Which brings us back to Ms. Byrnes and Murray Edwards College.

The "fertility classes" initiated by Ms. Byrnes are to include teaching about childcare. She says there is no intent to scare anyone, and by teaching about fertility, childcare and related topics (also sexual harassment), she is seeking to "empower" women students. Excellent. So often we're told that not having children is female empowerment. Consider, for example, an article recently appearing in Ms. Magazine , headlined, " Stop Panicking - There Are a Lot of Positives to the Baby Bust ." The article was subtitled: "We should celebrate that increased empowerment and equality are leading this trend of slowing growth and reducing pressure on the climate and environment."

According to Ms. Byrnes, "Young women tell me the minute they register with a GP, the doctor says, 'What form of contraception are you using?' Parents and teachers just give out information about how not to get pregnant... We are teaching about consent, we are teaching about harassment but we are not teaching them the facts about their own fertility. It is a woman's right to choose to have a baby." She further says that women are not "empowered truly" unless they know the cold hard facts about fertility.

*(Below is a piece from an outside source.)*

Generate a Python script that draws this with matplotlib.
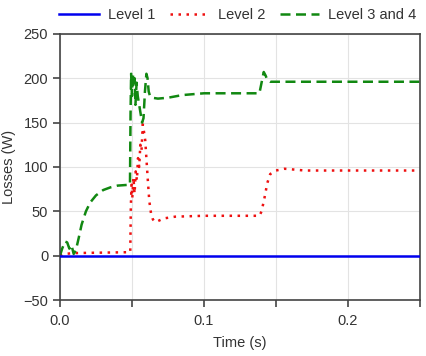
import matplotlib
matplotlib.use("Agg")
import matplotlib.pyplot as plt
import numpy as np

plt.rcParams['font.family'] = ['Liberation Sans', 'DejaVu Sans']

# Level 1 (blue)
t1 = [0.0, 0.25]
v1 = [0.0, 0.0]

# Level 2 (red dotted)
t2 = [0.0, 0.003, 0.010, 0.030, 0.0488, 0.0492, 0.0497, 0.0502, 0.0510, 0.0518, 0.0526,
      0.0534, 0.0542, 0.0550, 0.0558, 0.0566, 0.0575, 0.0583, 0.0592, 0.0600, 0.0610,
      0.0620, 0.0632, 0.0645, 0.0660, 0.0680, 0.0720, 0.0800, 0.1000, 0.1200, 0.1385,
      0.1400, 0.1420, 0.1440, 0.1460, 0.1500, 0.1560, 0.1700, 0.2000, 0.2500]
v2 = [0.0, 2.0, 3.0, 3.5, 4.0, 55.0, 80.0, 65.0, 88.0, 70.0, 95.0,
      85.0, 110.0, 100.0, 125.0, 118.0, 148.0, 140.0, 130.0, 110.0, 85.0,
      62.0, 48.0, 41.0, 38.0, 39.0, 42.0, 44.0, 45.0, 45.0, 45.0,
      50.0, 65.0, 82.0, 92.0, 96.0, 98.0, 96.0, 96.0, 96.0]

# Level 3 and 4 (green dashed)
t3 = [0.0, 0.0015, 0.0035, 0.0050, 0.0065, 0.0080, 0.0095, 0.0110, 0.0130, 0.0150,
      0.0180, 0.0210, 0.0250, 0.0300, 0.0350, 0.0400, 0.0486, 0.0490, 0.0494, 0.0500,
      0.0506, 0.0512, 0.0518, 0.0524, 0.0532, 0.0540, 0.0550, 0.0560, 0.0570, 0.0580,
      0.0590, 0.0600, 0.0608, 0.0616, 0.0625, 0.0640, 0.0680, 0.0750, 0.0850, 0.1000,
      0.1200, 0.1385, 0.1400, 0.1415, 0.1428, 0.1440, 0.1460, 0.1500, 0.2000, 0.2500]
v3 = [0.0, 8.0, 16.0, 15.0, 8.0, 12.0, 2.0, 6.0, 20.0, 35.0,
      50.0, 60.0, 68.0, 74.0, 77.0, 79.0, 80.0, 160.0, 205.0, 180.0,
      205.0, 190.0, 200.0, 170.0, 195.0, 180.0, 170.0, 160.0, 150.0, 155.0,
      185.0, 205.0, 200.0, 185.0, 180.0, 178.0, 177.0, 178.0, 181.0, 183.0,
      183.0, 183.0, 195.0, 207.0, 203.0, 198.0, 196.0, 196.0, 196.0, 196.0]

xticks = [0.0, 0.05, 0.1, 0.15, 0.2, 0.25]
xticklabels = ['0.0', '', '0.1', '', '0.2', '']
yticks = [-50, 0, 50, 100, 150, 200, 250]

fig = plt.figure(figsize=(4.27, 3.56), dpi=100)
ax = fig.add_axes([0.1405, 0.157, 0.843, 0.748])

txt = '#333333'
fs = 10.5
ax.plot(t1, v1, color='#0000ee', lw=1.8, label='Level 1', zorder=3)
ax.plot(t2, v2, color='#ee1111', lw=1.8, linestyle=(0, (1, 2.2)), label='Level 2', zorder=2)
ax.plot(t3, v3, color='#118811', lw=1.8, linestyle=(0, (4, 2.2)), label='Level 3 and 4', zorder=2)

ax.set_xlim(0, 0.25)
ax.set_ylim(-50, 250)
ax.set_xticks(xticks)
ax.set_xticklabels(xticklabels)
ax.set_yticks(yticks)
ax.grid(True, color='#e3e3e3', lw=0.8)
ax.set_axisbelow(True)
for s in ax.spines.values():
    s.set_color('#444444')
    s.set_linewidth(1.2)
ax.tick_params(colors='#444444', labelcolor=txt, labelsize=fs, length=5, width=1.2)
ax.tick_params(axis='x', pad=5)
ax.set_xlabel('Time (s)', fontsize=fs, color=txt, labelpad=6)
ax.set_ylabel('Losses (W)', fontsize=fs, color=txt, labelpad=5)

leg = fig.legend(loc='upper right', bbox_to_anchor=(1.005, 1.015), ncol=3, frameon=False,
                 fontsize=fs, handlelength=2.7, columnspacing=1.0, handletextpad=0.6)
for t in leg.get_texts():
    t.set_color(txt)

fig.savefig('out.png', dpi=100)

A professor of reproductive science at University College London recently commented on the limited time that women have to bear children: "It drives me nuts we are not talking more about this. It has been a taboo subject."

Why this topic would ever be considered taboo speaks volumes.

To be sure there is a "militant feminist" out there somewhere who will blow a fuse at the news that an academic, at Cambridge no less, is attempting to indoctrinate young women into prioritizing having children and raising a family.

It is truly heartwarming to hear a leading academic speak forthrightly about her own personal story where she nearly "forgot to have a baby." It is wonderful that she has come round to another view.

Yours truly predicts that as it slowly dawns upon the chattering class that the fertility crisis really does spell trouble ahead, there will be similar conversions.

A thousand-mile journey begins with the first step.